Heedfx Engineering
The Heedfx technical team
The most common MVP mistake isn't building too little — it's building the wrong things. Here's a practical framework for deciding what stays and what goes.
Building an MVP is about making smart trade-offs — not cutting corners. The most common mistake founders make isn't building too little. It's building the wrong things.
After working with dozens of startups on their first product launches, we've developed a practical framework for deciding what stays in your MVP and what gets pushed to v2.
Every successful MVP solves exactly one problem really well. Before writing a single line of code, write a one-sentence problem statement.

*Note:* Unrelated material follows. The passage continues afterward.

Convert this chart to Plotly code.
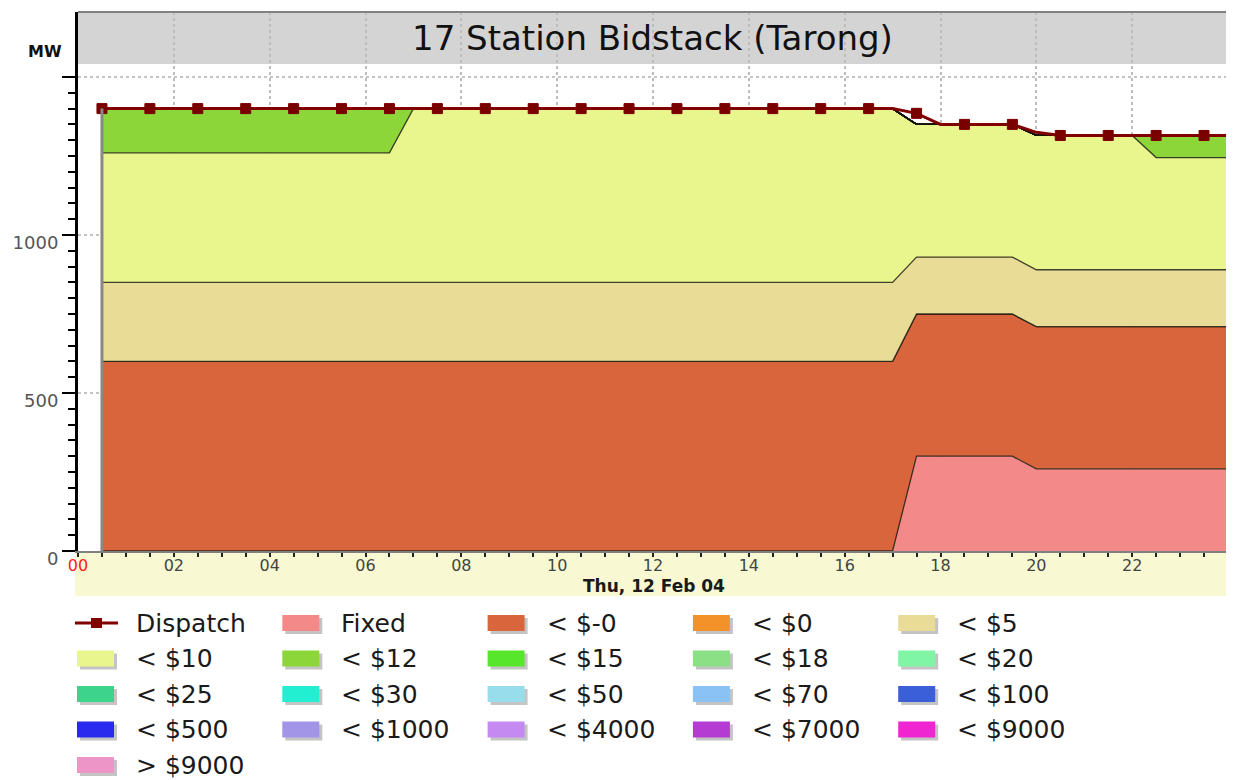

If you can't articulate the core problem in one sentence, you're not ready to build.
Ask: what is the minimum set of features that demonstrates your product solves this problem? Everything else is noise at this stage.
We use a simple 2x2 matrix: effort vs. impact. Plot every proposed feature and focus exclusively on the high-impact, low-effort quadrant for your first release.

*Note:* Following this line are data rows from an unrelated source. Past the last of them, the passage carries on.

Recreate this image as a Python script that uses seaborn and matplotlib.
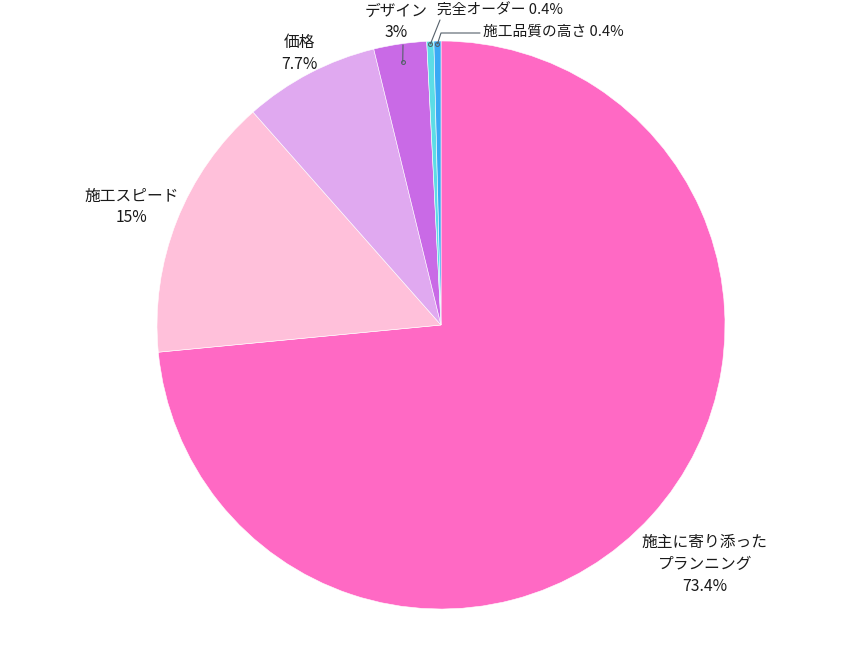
import numpy as np
import matplotlib.pyplot as plt
import seaborn as sns

sns.set_style("white")
plt.rcParams['font.family'] = ['Noto Sans CJK JP', 'DejaVu Sans']

# data
labels = ["施主に寄り添った\nプランニング", "施工スピード", "価格", "デザイン", "完全オーダー", "施工品質の高さ"]
values = [73.4, 15, 7.7, 3, 0.4, 0.4]
pct_text = ["73.4%", "15%", "7.7%", "3%", "0.4%", "0.4%"]
colors = ["#FF69C4", "#FFC0DA", "#E0A9F0", "#C96AE6", "#5CDDE6", "#3AA9F5"]

fig = plt.figure(figsize=(8.5, 6.5), dpi=100)
ax = fig.add_axes([0, 0, 1, 1])

wedges, _ = ax.pie(values, colors=colors, startangle=90, counterclock=False,
                   wedgeprops=dict(edgecolor="white", linewidth=0.4))

R = 284
cx, cy = 441, 325
ax.set_xlim(-cx / R, (850 - cx) / R)
ax.set_ylim(-(650 - cy) / R, cy / R)
ax.set_axis_off()

fs = 11.3
fs_small = 10.6
ls = 1.37
mids = [np.deg2rad((w.theta1 + w.theta2) / 2) for w in wedges]

# big slices: label placed outside, centered (radius, extra y shift in px)
for i, (r, dy) in zip(range(3), [(1.255, 0), (1.17, -4), (1.08, 0)]):
    a = mids[i]
    ax.text(r * np.cos(a), r * np.sin(a) + dy / R, labels[i] + "\n" + pct_text[i],
            ha="center", va="center", fontsize=fs, linespacing=ls, color="#1a1a1a")

# small slices with leader lines
line_kw = dict(color="#55606a", lw=0.8)

def leader(i, r0, pts, text, tx, ty, ha, size):
    a = mids[i]
    x0, y0 = r0 * np.cos(a), r0 * np.sin(a)
    xs = [x0] + [p[0] / R for p in pts]
    ys = [y0] + [p[1] / R for p in pts]
    ax.plot(xs, ys, **line_kw)
    ax.plot(x0, y0, "o", ms=2.8, mfc="none", mec="#55606a", mew=0.8)
    ax.text(tx / R, ty / R, text, ha=ha, va="center", fontsize=size, color="#1a1a1a",
            linespacing=ls)

# pixel offsets relative to center (x right, y up)
leader(3, 0.935, [(403 - cx, cy - 45)], labels[3] + "\n" + pct_text[3],
       396 - cx, cy - 22, "center", fs)
leader(4, 0.99, [(440 - cx, cy - 20)], labels[4] + " " + pct_text[4],
       437 - cx, cy - 11, "left", fs_small)
leader(5, 0.99, [(441 - cx, cy - 33), (480 - cx, cy - 33)], labels[5] + " " + pct_text[5],
       483 - cx, cy - 32, "left", fs_small)

plt.savefig("out.png", dpi=100)
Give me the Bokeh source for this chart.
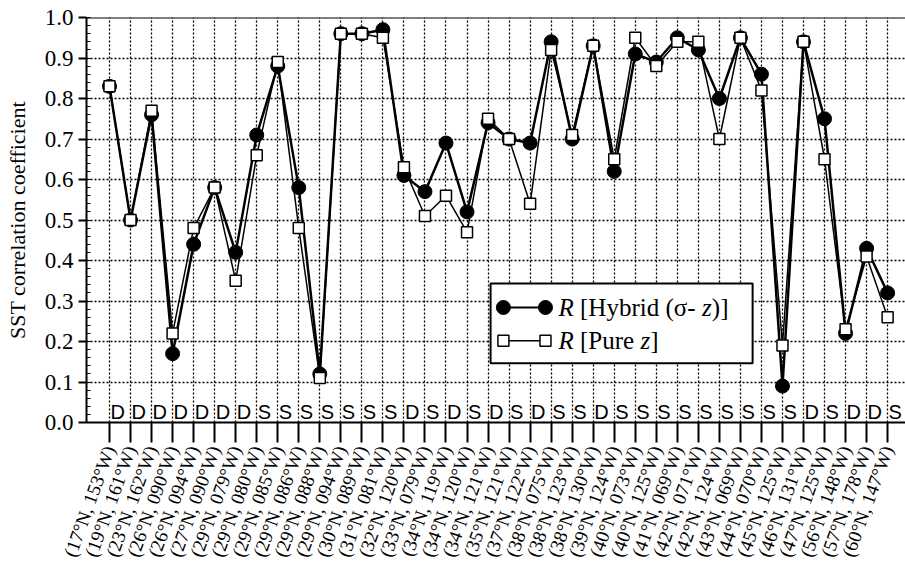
from bokeh.plotting import figure
from bokeh.models import Range1d, FixedTicker, ColumnDataSource, Span, Label, NumeralTickFormatter
from bokeh.core.properties import value
from bokeh.embed import file_html
from bokeh.resources import INLINE

# ---------------- data ----------------
lats = [17, 19, 23, 26, 26, 27, 29, 29, 29, 29, 29, 29, 30,
        31, 32, 33, 34, 34, 34, 35, 37, 38, 38, 38, 39, 40,
        40, 41, 42, 42, 43, 44, 45, 46, 47, 56, 57, 60]
lons = ["153", "161", "162", "090", "094", "090", "079", "080", "085", "086", "088", "094", "089",
        "081", "120", "079", "119", "120", "121", "121", "122", "075", "123", "130", "124", "073",
        "125", "069", "071", "124", "069", "070", "125", "131", "125", "148", "178", "147"]
site_type = ["D", "D", "D", "D", "D", "D", "D", "S", "S", "S", "S", "S", "S", "S",
             "D", "S", "D", "S", "D", "S", "D", "S", "S", "D",
             "S", "S", "S", "S", "S", "S", "S", "S", "S",
             "D", "S", "D", "D", "S"]
r_hybrid = [0.83, 0.50, 0.76, 0.17, 0.44, 0.58, 0.42, 0.71, 0.88, 0.58, 0.12, 0.96, 0.96,
            0.97, 0.61, 0.57, 0.69, 0.52, 0.74, 0.70, 0.69, 0.94, 0.70, 0.93, 0.62, 0.91,
            0.89, 0.95, 0.92, 0.80, 0.95, 0.86, 0.09, 0.94, 0.75, 0.22, 0.43, 0.32]
r_pure = [0.83, 0.50, 0.77, 0.22, 0.48, 0.58, 0.35, 0.66, 0.89, 0.48, 0.11, 0.96, 0.96,
          0.95, 0.63, 0.51, 0.56, 0.47, 0.75, 0.70, 0.54, 0.92, 0.71, 0.93, 0.65, 0.95,
          0.88, 0.94, 0.94, 0.70, 0.95, 0.82, 0.19, 0.94, 0.65, 0.23, 0.41, 0.26]
y_ticks = [0.0, 0.1, 0.2, 0.3, 0.4, 0.5, 0.6, 0.7, 0.8, 0.9, 1.0]

labels = ["(%d°N, %s°W)" % (la, lo) for la, lo in zip(lats, lons)]
xs = list(range(len(labels)))

SERIF = "Liberation Serif"
SANS = "Liberation Sans"

src = ColumnDataSource(dict(x=xs, hybrid=r_hybrid, pure=r_pure, site=site_type))

p = figure(width=905, height=566, x_range=Range1d(-1.094, 37.85), y_range=Range1d(0, 1.0),
           output_backend="svg", toolbar_location=None,
           min_border_left=86, min_border_top=17, min_border_right=0, min_border_bottom=144)
p.outline_line_color = None
p.background_fill_color = "white"
p.border_fill_color = "white"

# grids
p.xgrid.ticker = FixedTicker(ticks=xs)
p.ygrid.ticker = FixedTicker(ticks=y_ticks)
for g in (p.xgrid, p.ygrid):
    g.grid_line_color = "black"
    g.grid_line_dash = "2 2"
    g.grid_line_width = 1.3

# top border
p.add_layout(Span(location=1.0, dimension="width", line_color="black", line_width=2))

# x axis
xa = p.xaxis[0]
xa.ticker = FixedTicker(ticks=xs)
xa.major_label_overrides = {i: lab for i, lab in enumerate(labels)}
xa.major_label_orientation = 1.22
xa.major_tick_out = 20
xa.major_tick_in = 0
xa.major_tick_line_width = 2
xa.minor_tick_line_color = None
xa.axis_line_width = 2
xa.major_label_text_font = SERIF
xa.major_label_text_font_size = "19px"
xa.major_label_text_font_style = "normal"
xa.major_label_text_color = "black"
xa.major_label_standoff = 4

# y axis
ya = p.yaxis[0]
ya.ticker = FixedTicker(ticks=y_ticks, minor_ticks=[round(0.02 * i, 2) for i in range(51)])
ya.formatter = NumeralTickFormatter(format="0.0")
ya.major_tick_out = 8
ya.major_tick_in = 0
ya.minor_tick_in = 4
ya.minor_tick_out = 0
ya.major_tick_line_width = 2
ya.axis_line_width = 2
ya.major_label_text_font = SERIF
ya.major_label_text_font_size = "23px"
ya.major_label_text_color = "black"
ya.major_label_standoff = 5
ya.axis_label = "SST correlation coefficient"
ya.axis_label_text_font = SERIF
ya.axis_label_text_font_size = "22px"
ya.axis_label_text_font_style = "normal"
ya.axis_label_text_color = "black"
ya.axis_label_standoff = 12

# series
p.line("x", "hybrid", source=src, line_color="black", line_width=2.5)
p.line("x", "pure", source=src, line_color="black", line_width=1.5)
p.scatter("x", "hybrid", source=src, marker="circle", size=14, fill_color="black", line_color="black")
p.scatter("x", "pure", source=src, marker="square", size=11, fill_color="white",
          line_color="black", line_width=1.5)

# site type letters (deep / shelf)
p.text("x", 0, text="site", source=src, text_font=value(SANS), text_font_size=value("20px"),
       text_align="left", text_baseline="bottom", x_offset=1, y_offset=0,
       text_color="black")

# manual legend (layout positions)
LEG_L, LEG_R, LEG_T, LEG_B = 18.12, 30.58, 0.343, 0.146
ROW1, ROW2 = 0.284, 0.202
MK_X = [18.73, 20.73]
TXT_X = 21.35
p.quad(left=[LEG_L], right=[LEG_R], top=[LEG_T], bottom=[LEG_B], fill_color="white",
       line_color="black", line_width=2)
p.line(MK_X, [ROW1, ROW1], line_color="black", line_width=2)
p.scatter(MK_X, [ROW1, ROW1], marker="circle", size=14, fill_color="black", line_color="black")
p.line(MK_X, [ROW2, ROW2], line_color="black", line_width=1.5)
p.scatter(MK_X, [ROW2, ROW2], marker="square", size=11, fill_color="white", line_color="black",
          line_width=1.5)

FS = 25
def piece(txt, row, off, italic=False):
    p.add_layout(Label(x=TXT_X, y=row, text=txt, x_offset=off, text_font=SERIF,
                       text_font_size="%dpx" % FS, text_font_style="italic" if italic else "normal",
                       text_baseline="middle", text_align="left", text_color="black"))

sp = 0.25 * FS
r_w = 0.611 * FS
z_w = 0.389 * FS
o1 = r_w + sp
piece("R", ROW1, 0, True)
piece("[Hybrid (σ-", ROW1, o1)
oz = o1 + 4.632 * FS + sp
piece("z", ROW1, oz, True)
piece(")]", ROW1, oz + z_w)
piece("R", ROW2, 0, True)
piece("[Pure", ROW2, o1)
oz2 = o1 + 2.166 * FS + sp
piece("z", ROW2, oz2, True)
piece("]", ROW2, oz2 + z_w)

open("out.html", "w").write(file_html(p, INLINE))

Certain architectural decisions are expensive to change later. Authentication, data model design, and your API structure deserve careful thought even in an MVP. Your UI can be rough; your data model shouldn't be.
Choose a tech stack your team knows well. An MVP built quickly with familiar tools will always beat one built slowly with cutting-edge technology nobody on the team has used before.
The goal of an MVP isn't perfection — it's learning. Define your success metrics before launch, instrument analytics on day one, and plan your first iteration sprint before you even deploy.
The companies that win aren't the ones that build the most. They're the ones that learn the fastest.